The bankruptcy trustee for Genius Products is suing The Weinstein Co., contending that Genius was forced into onerous agreements so favorable to Weinstein that it left other creditors out in the cold.
The lawsuit, filed in U.S. Bankruptcy Court in Los Angeles by trustee Alfred Siegel, contends that while Genius was structured as an independent company in 2006 with independent management, that was a “sham that was intended to and did mislead third parties.”
In fact, the suit contends, Weinstein exercised “ultimate control” over Genius’ business decisions to TWC’s benefit, and treated Genius as an “operating division.”
Alan R. Friedman of Fox Rothschild, representing The Weinstein Co., challenged the lawsuit’s claims. He said that the distribution agreements were approved by the independent board, disclosed to shareholders and approved by them, and deemed fair by a Jefferies & Co. opinion.
“This was a good deal that didn’t work out in the way that everyone thought it would work out,” he said, noting that TWC had to write off “tens of millions of dollars” from the transaction. It also coincided with the decline of the homevideo sell-through business.
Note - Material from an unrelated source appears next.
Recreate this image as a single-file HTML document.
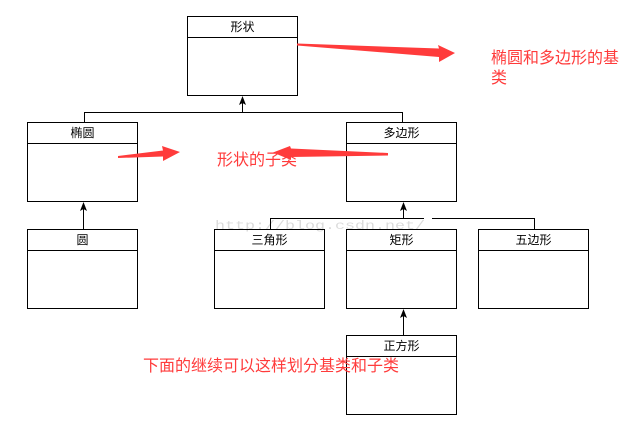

Genius went into involuntary bankruptcy in 2012 after a petition was filed by World Wrestling Entertainment, Thought Equity Motion and LD Entertainment. They claimed almost $9 million in debts.
Siegel claims that Genius’ terms of distribution agreements with Weinstein were one-sided. For example, while a market distribution fee for an independent home video distributor of titles in the Weinstein library would be in the range of 15% to 17.5% of net receipts, Genius was only entitled to 5%, according to the lawsuit.
Friedman, however, said that the Jefferies & Co. opinion specifically referred to the 5% distribution figure.
The lawsuit claims that, from Dec. 27, 2007 onward, Genius transferred more than $130 million to TWC under the various obligations spelled out in the agreements. Among other things, the lawsuit contends that the transfers were fraudulent and is seeking recovery.